Step 4 of 6

War declaration

The Trojan horse is being used here in its original ancient context as a symbol to denote the gift-wrapped disaster BP is presenting to humanity. the Trojan horse with its original ancient context, gains a new emancipatory context. But although the circumstances might differ substantially from the original ones, the horse used by the protestors remains a Trojan horse. This predicate will never detach from the wooden animal, and therefore the origins of the Trojan horse will always leave their mark on future replica’s and contexts. What effect does it have on the new emancipatory context, that the ancient Trojan context plays its role as well?

The original Trojan horse was used at the end of a horrendous war that lasted ten long years and caused great bloodshed. Heroes went to battle ill-fated, husbands and wives were violently separated and many children went missing.

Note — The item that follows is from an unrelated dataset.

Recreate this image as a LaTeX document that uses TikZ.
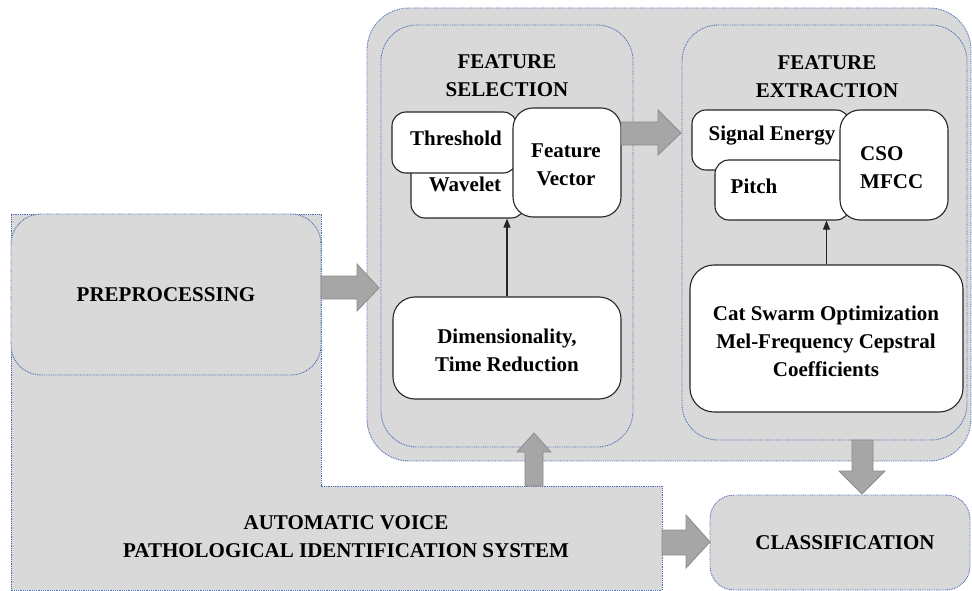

Clytaemnestra had to manage the palace while Agamemnon was off to Troy, having sacrificed their daughter Iphigenia in order for the Greeks to travel to Troy' . Hector's only offspring Astyanax was cast off the city walls by Achilles’ son Neoptolemus. King of Troy and Hector's father Priam had to fall to his regal knees in the Greek camp to beg for the last remnants of his slaughtered son. Above all, the Trojan horse brings to mind the immense horrors and brutality of war, the universal feeling of dread when conflict takes its toll.

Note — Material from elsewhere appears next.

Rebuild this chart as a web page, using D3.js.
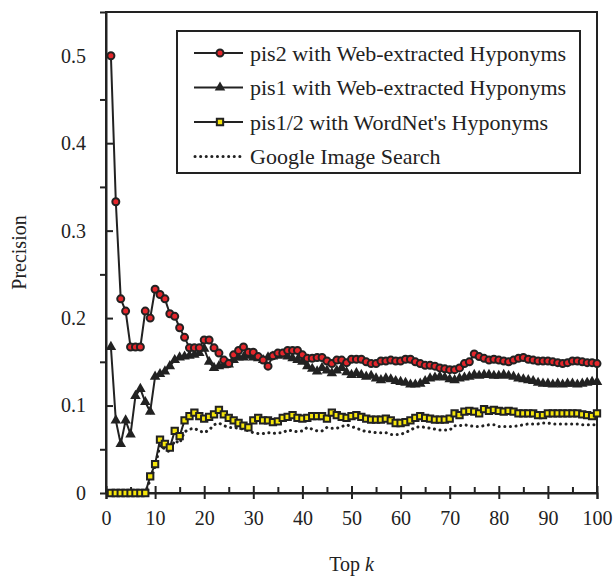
<!DOCTYPE html>
<html>
<head>
<meta charset="utf-8">
<script src="https://d3js.org/d3.v7.min.js"></script>
<style>
  body { margin: 0; background: #fff; }
  text { font-family: "Liberation Serif", "Times New Roman", serif; fill: #222; }
</style>
</head>
<body>
<div id="chart"></div>
<script>
// precision at top k, k = 1..100
const pis2Web = [
  0.5, 0.333, 0.222, 0.208, 0.167, 0.167, 0.167, 0.208, 0.2, 0.233,
  0.227, 0.222, 0.205, 0.202, 0.189, 0.178, 0.166, 0.166, 0.166, 0.175,
  0.175, 0.166, 0.16, 0.152, 0.148, 0.158, 0.163, 0.167, 0.161, 0.161,
  0.156, 0.152, 0.145, 0.157, 0.16, 0.16, 0.163, 0.163, 0.163, 0.158,
  0.154, 0.154, 0.155, 0.155, 0.151, 0.148, 0.152, 0.152, 0.149, 0.153,
  0.153, 0.153, 0.15, 0.148, 0.148, 0.151, 0.151, 0.152, 0.151, 0.151,
  0.153, 0.153, 0.15, 0.148, 0.146, 0.146, 0.145, 0.143, 0.142, 0.141,
  0.141, 0.143, 0.148, 0.15, 0.159, 0.156, 0.154, 0.152, 0.153, 0.152,
  0.151, 0.15, 0.152, 0.154, 0.155, 0.153, 0.152, 0.151, 0.151, 0.151,
  0.15, 0.149, 0.148, 0.149, 0.151, 0.151, 0.15, 0.149, 0.149, 0.148
];
const pis1Web = [
  0.167, 0.083, 0.056, 0.083, 0.067, 0.111, 0.119, 0.104, 0.093, 0.133,
  0.136, 0.139, 0.145, 0.152, 0.155, 0.156, 0.157, 0.158, 0.16, 0.165,
  0.15, 0.143, 0.145, 0.146, 0.147, 0.152, 0.155, 0.155, 0.157, 0.155,
  0.154, 0.152, 0.155, 0.156, 0.157, 0.158, 0.156, 0.154, 0.152, 0.15,
  0.145, 0.142, 0.139, 0.143, 0.14, 0.137, 0.14, 0.143, 0.138, 0.135,
  0.137, 0.135, 0.133, 0.134, 0.131, 0.129, 0.131, 0.13, 0.128, 0.127,
  0.126, 0.124, 0.124, 0.125, 0.128, 0.131, 0.132, 0.133, 0.132, 0.13,
  0.129, 0.131, 0.132, 0.133, 0.135, 0.134, 0.135, 0.135, 0.134, 0.134,
  0.135, 0.134, 0.133, 0.131, 0.13, 0.129, 0.128, 0.126, 0.125, 0.125,
  0.124, 0.125, 0.124, 0.125, 0.125, 0.124, 0.125, 0.126, 0.127, 0.127
];
const pis12WordNet = [
  0, 0, 0, 0, 0, 0, 0, 0, 0.019, 0.033,
  0.061, 0.056, 0.052, 0.071, 0.065, 0.083, 0.088, 0.092, 0.088, 0.085,
  0.087, 0.09, 0.095, 0.09, 0.086, 0.083, 0.08, 0.077, 0.075, 0.083,
  0.086, 0.083, 0.083, 0.081, 0.082, 0.086, 0.087, 0.089, 0.086, 0.085,
  0.086, 0.088, 0.088, 0.088, 0.085, 0.092, 0.089, 0.087, 0.086, 0.088,
  0.089, 0.087, 0.085, 0.084, 0.084, 0.084, 0.085, 0.083, 0.08, 0.08,
  0.081, 0.083, 0.086, 0.088, 0.086, 0.085, 0.084, 0.084, 0.084, 0.085,
  0.091, 0.089, 0.093, 0.094, 0.093, 0.091, 0.096, 0.094, 0.095, 0.094,
  0.093, 0.094, 0.093, 0.091, 0.091, 0.091, 0.091, 0.089, 0.089, 0.091,
  0.091, 0.091, 0.091, 0.091, 0.091, 0.091, 0.09, 0.089, 0.088, 0.091
];
const googleImage = [
  0, 0, 0, 0, 0, 0, 0, 0, 0.015, 0.03,
  0.055, 0.05, 0.047, 0.06, 0.057, 0.07, 0.073, 0.074, 0.071, 0.069,
  0.072, 0.078, 0.08, 0.077, 0.075, 0.075, 0.074, 0.073, 0.071, 0.069,
  0.068, 0.068, 0.069, 0.068, 0.069, 0.069, 0.072, 0.071, 0.07, 0.071,
  0.075, 0.073, 0.071, 0.071, 0.075, 0.074, 0.074, 0.076, 0.078, 0.076,
  0.074, 0.072, 0.07, 0.07, 0.069, 0.069, 0.069, 0.067, 0.067, 0.067,
  0.069, 0.072, 0.075, 0.076, 0.075, 0.074, 0.073, 0.072, 0.072, 0.072,
  0.077, 0.077, 0.078, 0.077, 0.076, 0.076, 0.077, 0.078, 0.078, 0.076,
  0.076, 0.076, 0.076, 0.077, 0.078, 0.079, 0.079, 0.079, 0.08, 0.08,
  0.079, 0.079, 0.079, 0.079, 0.079, 0.079, 0.078, 0.078, 0.078, 0.078
];

const legendLabels = [
  'pis2 with Web-extracted Hyponyms',
  'pis1 with Web-extracted Hyponyms',
  'pis1/2 with WordNet\'s Hyponyms',
  'Google Image Search'
];
const xTicks = [0, 10, 20, 30, 40, 50, 60, 70, 80, 90, 100];
const yTicks = [0, 0.1, 0.2, 0.3, 0.4, 0.5];

const W = 613, H = 579;
const margin = {top: 12, right: 16, bottom: 86, left: 106};
const width = W - margin.left - margin.right;
const height = H - margin.top - margin.bottom;

const svg = d3.select('#chart')
  .append('svg')
    .attr('width', W)
    .attr('height', H)
  .append('g')
    .attr('transform', 'translate(' + margin.left + ',' + margin.top + ')');

const x = d3.scaleLinear().domain([0, 100]).range([0, width]);
const y = d3.scaleLinear().domain([0, 0.55]).range([height, 0]);

// frame
svg.append('rect')
  .attr('width', width)
  .attr('height', height)
  .attr('fill', 'none')
  .attr('stroke', '#222')
  .attr('stroke-width', 2);

// X axis: major ticks crossing, minor inside
const xAxis = svg.append('g')
  .attr('transform', 'translate(0,' + height + ')');
xAxis.call(d3.axisBottom(x).tickValues(d3.range(5, 100, 10)).tickSize(-6).tickFormat(''));
xAxis.call(g => g.select('.domain').remove());
const xMajor = svg.append('g')
  .attr('transform', 'translate(0,' + height + ')')
  .call(d3.axisBottom(x).tickValues(xTicks).tickSize(6).tickPadding(12).tickFormat(d3.format('d')));
xMajor.selectAll('.tick line').attr('y1', -7);
xMajor.selectAll('.tick text').style('font-size', '20px').attr('fill', '#222');

// Y axis: major ticks crossing, minor outside
const yAxis = svg.append('g');
yAxis.call(d3.axisLeft(y).tickValues(d3.range(0.05, 0.55, 0.1)).tickSize(6).tickFormat(''));
yAxis.call(g => g.select('.domain').remove());
const yMajor = svg.append('g')
  .call(d3.axisLeft(y).tickValues(yTicks).tickSize(6).tickPadding(14)
    .tickFormat(d => d === 0 ? '0' : d3.format('.1f')(d)));
yMajor.selectAll('.tick line').attr('x2', 7);
yMajor.selectAll('.tick text').style('font-size', '20px').attr('fill', '#222');

svg.selectAll('.domain').attr('stroke', '#222').attr('stroke-width', 2);
svg.selectAll('.tick line').attr('stroke', '#222').attr('stroke-width', 2);

// axis titles
svg.append('text')
  .attr('x', width / 2)
  .attr('y', height + 78)
  .attr('text-anchor', 'middle')
  .style('font-size', '20px')
  .text('Top ')
  .append('tspan')
    .style('font-style', 'italic')
    .text('k');

svg.append('text')
  .attr('transform', 'translate(' + (-80) + ',' + (height / 2) + ') rotate(-90)')
  .attr('text-anchor', 'middle')
  .style('font-size', '20px')
  .text('Precision');

const line = d3.line()
  .x((d, i) => x(i + 1))
  .y(d => y(d));

const symTri = d3.symbol().type(d3.symbolTriangle).size(48);
const symSq = d3.symbol().type(d3.symbolSquare).size(40);

// google (dotted)
svg.append('path')
  .datum(googleImage)
  .attr('d', line)
  .attr('fill', 'none')
  .attr('stroke', '#222')
  .attr('stroke-width', 3)
  .attr('stroke-linecap', 'round')
  .attr('stroke-dasharray', '0.1,5.5');

// pis1/2 WordNet (yellow squares)
svg.append('path')
  .datum(pis12WordNet)
  .attr('d', line)
  .attr('fill', 'none')
  .attr('stroke', '#222')
  .attr('stroke-width', 2);
svg.append('g').selectAll('path')
  .data(pis12WordNet)
  .join('path')
    .attr('transform', (d, i) => 'translate(' + x(i + 1) + ',' + y(d) + ')')
    .attr('d', symSq)
    .attr('fill', '#f5e50a')
    .attr('stroke', '#222')
    .attr('stroke-width', 2);

// pis1 web (black triangles)
svg.append('path')
  .datum(pis1Web)
  .attr('d', line)
  .attr('fill', 'none')
  .attr('stroke', '#222')
  .attr('stroke-width', 2);
svg.append('g').selectAll('path')
  .data(pis1Web)
  .join('path')
    .attr('transform', (d, i) => 'translate(' + x(i + 1) + ',' + y(d) + ')')
    .attr('d', symTri)
    .attr('fill', '#222');

// pis2 web (red circles)
svg.append('path')
  .datum(pis2Web)
  .attr('d', line)
  .attr('fill', 'none')
  .attr('stroke', '#222')
  .attr('stroke-width', 2);
svg.append('g').selectAll('circle')
  .data(pis2Web)
  .join('circle')
    .attr('cx', (d, i) => x(i + 1))
    .attr('cy', d => y(d))
    .attr('r', 3.5)
    .attr('fill', '#e4262b')
    .attr('stroke', '#222')
    .attr('stroke-width', 2);

// legend
const legend = svg.append('g')
  .attr('transform', 'translate(' + (177 - margin.left) + ',' + (31 - margin.top) + ')');
legend.append('rect')
  .attr('width', 403)
  .attr('height', 142)
  .attr('fill', '#fff')
  .attr('stroke', '#222')
  .attr('stroke-width', 2);

legendLabels.forEach((label, i) => {
  const row = legend.append('g').attr('transform', 'translate(0,' + (22 + i * 34.5) + ')');
  const sample = row.append('line')
    .attr('x1', 17).attr('x2', 66)
    .attr('stroke', '#222');
  if (i === 3) {
    sample.attr('stroke-width', 3)
      .attr('stroke-linecap', 'round')
      .attr('stroke-dasharray', '0.1,5.5')
      .attr('x1', 18).attr('x2', 66);
  } else {
    sample.attr('stroke-width', 2);
  }
  if (i === 0) {
    row.append('circle').attr('cx', 43).attr('r', 3.5)
      .attr('fill', '#e4262b').attr('stroke', '#222').attr('stroke-width', 2);
  } else if (i === 1) {
    row.append('path').attr('transform', 'translate(43,0)').attr('d', symTri).attr('fill', '#222');
  } else if (i === 2) {
    row.append('path').attr('transform', 'translate(43,0)').attr('d', symSq)
      .attr('fill', '#f5e50a').attr('stroke', '#222').attr('stroke-width', 2);
  }
  row.append('text')
    .attr('x', 73)
    .attr('dy', '0.35em')
    .style('font-size', '22px')
    .text(label);
});
</script>
</body>
</html>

All of this was not lost in translation in the context of the protest in the British Museum. The replica of the Trojan horse says that the environmental crisis is a war as true as the Trojan War. BP or not BP wants us to realise that the political and economic consequences of multimillion-dollar companies establishing themselves in foreign countries to extract fossil fuels are tremendous. Where a number of jobs are generated, the distribution of the acquired wealth is uneven and unjust, leading poverty rates to skyrocket in countries that often already have to deal with large-scale poverty. Numerous armed conflicts have arisen over territories that are rich in fossil fuels, causing immense harm to people who have no opportunity whatsoever to recover. Consequently, people see no other solution but to abandon their homes and seek refuge in a foreign land, often to no avail. War damages people in vastly different ways, but the outcome is often all too familiar. It is this image BP or not BP summons by putting BP’s logo on the side of a Trojan horse. It is above all else a declaration of war: the struggle against climate change is not a peaceful fight for earth’s wellbeing, it is a war against the heavy-handed institutions that continue to ransack foreign lands, choose to ignore problems and thereby destroy many lives.